By waging war, Russia attracted the attention of the world to the region, the extent of which was previously unimaginable. Before the war, the region was not viewed as strategic, even for NATO. Hostilities against Ukraine led to NATO adopting a course for strengthening military presence in the region – something Russia claimed to be opposed to before waging the war.

Changes in the attitude towards Russia and its own security matters have been occurring in all countries of the region. In most cases, Russian influence gradually decreases, though surveys show that the threat is far from being fully eliminated.

With the ultimate election results, Bulgaria’s new government seems to be ready to continue fighting against corruption while paying enough attention to the opposition. Türkiye’s balanced politics is part of its way of using geopolitical features and therefore is less likely to change considerably. Among the analyzed countries, Romania is the most hostile towards Russia. Russia’s attempts to obtain larger control over Chișinău pose a threat to Bucharest. But the more Russia tries to change the balance of power in the region, the more Romania is getting closer to NATO.

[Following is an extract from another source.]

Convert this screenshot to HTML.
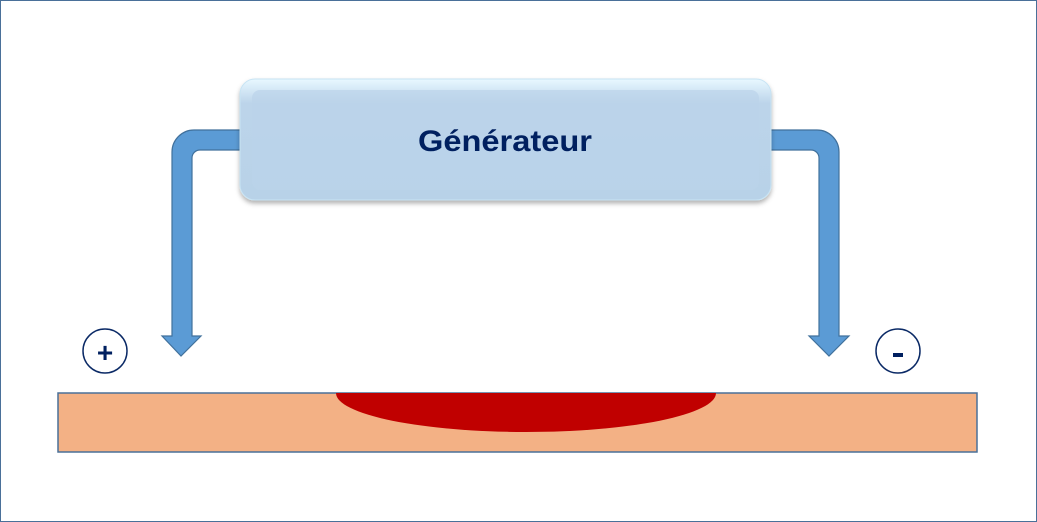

The war in Ukraine pushed littoral states to revise their attitude towards foreign policy and domestic matters. The Black Sea continues to open opportunities for regional states, whether it be Grain Initiative route or Gas Fields. In times of turmoil, states have become more adaptive, but they are still not fully ready for a radical change. Therefore, the war has not led to a grand geopolitical shift in regional politics: the conflict stimulated a deepening of the chosen policies as a first reaction, the results of which we have yet to see.